Well after digging around abit, I discovered that it was the same problem I encountered before when I released my 1,000,000 particles demo a few months ago. The problem is that ATi dont include the ability to use Vertex Textures in their graphics hardware (the core technology allowing me to get many particles on the screen). I knew the solution from previous work was to use ATi’s alternative Renter To Vertex Buffer (R2VB) unfortunately I could not find anyone else that had done this in XNA before which led me to the suspicion that it wasnt possible. I posted on the XNA forum about this, you can see the replies here.
Anyways to cut a long story short I have not been able to implement R2VB for ATi cards but I have instead done the next best thing which is to implement a CPU particle system instead. This means that people with realy old cards (or like my work machine without a card atall) or people with ATi cards they can still play the game and still have particles, just not as many (200-400k on nVidia, 10-50k on CPU).
Also something I implemented over the weekend was this fancy console which, makes life alot easier for me when developing, isnt it nice
Been workin on this abit this weekend and managed to intergrate my earlier work on GPU particles with the game to create some nice effects. See the video below to see thousands of particles being blown in many different directions.
Okay I have decided to start a new mini pet project. As you may have guessed by now I have stopped work on the TDProject. The reason is that it is too large of a project to take on at the same time as having a job, should I ever find myself without a job in the future I may pick it up again.
So the new project is designed to be alot smaller than the last and should give a more immediate sense of achievement. The project is going to be a clone of the popular game Liero but for XNA (so xbox eventualy). For those that havent played it, its a real-time 2D action game (basically worms without the turn based tedium).

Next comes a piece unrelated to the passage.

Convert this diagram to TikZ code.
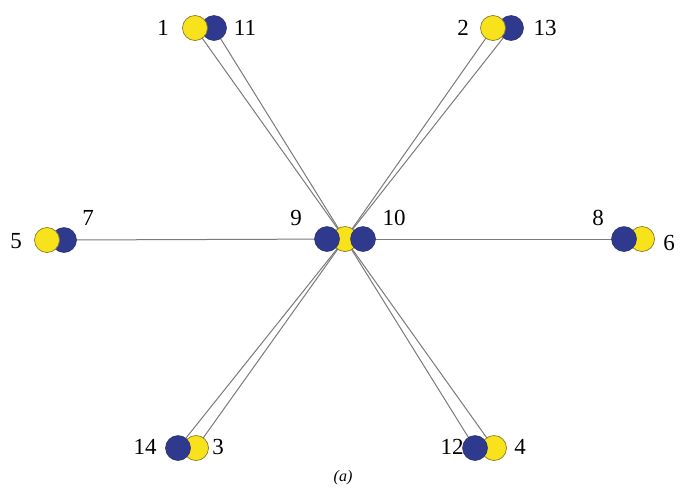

So far im just playing around with getting the core of the engine up and running. The original Liero and its successive clones were all done in C/C++. In those languages you have the ability to pixel blit, that is write directly to the back buffer one pixel at a time. In XNA/C# however you dont have that ability, so you have to do some funky stuff with shaders. The advantage of doing it this way however is that GPU particles that have physics (can bounce around the level) should fall out of the code nicely allowing for large numbers of particles.
Anyways, as I said its just a beginning for now. So far I have a level rendered with a terrain map, an explosion map (renders explosions to the texture each frame if any occurred) and a collision map which allows objects to collide. With the left mouse button you can blow holes in the terrain which in turn updates the collision map allowing the worm to move around more of the level.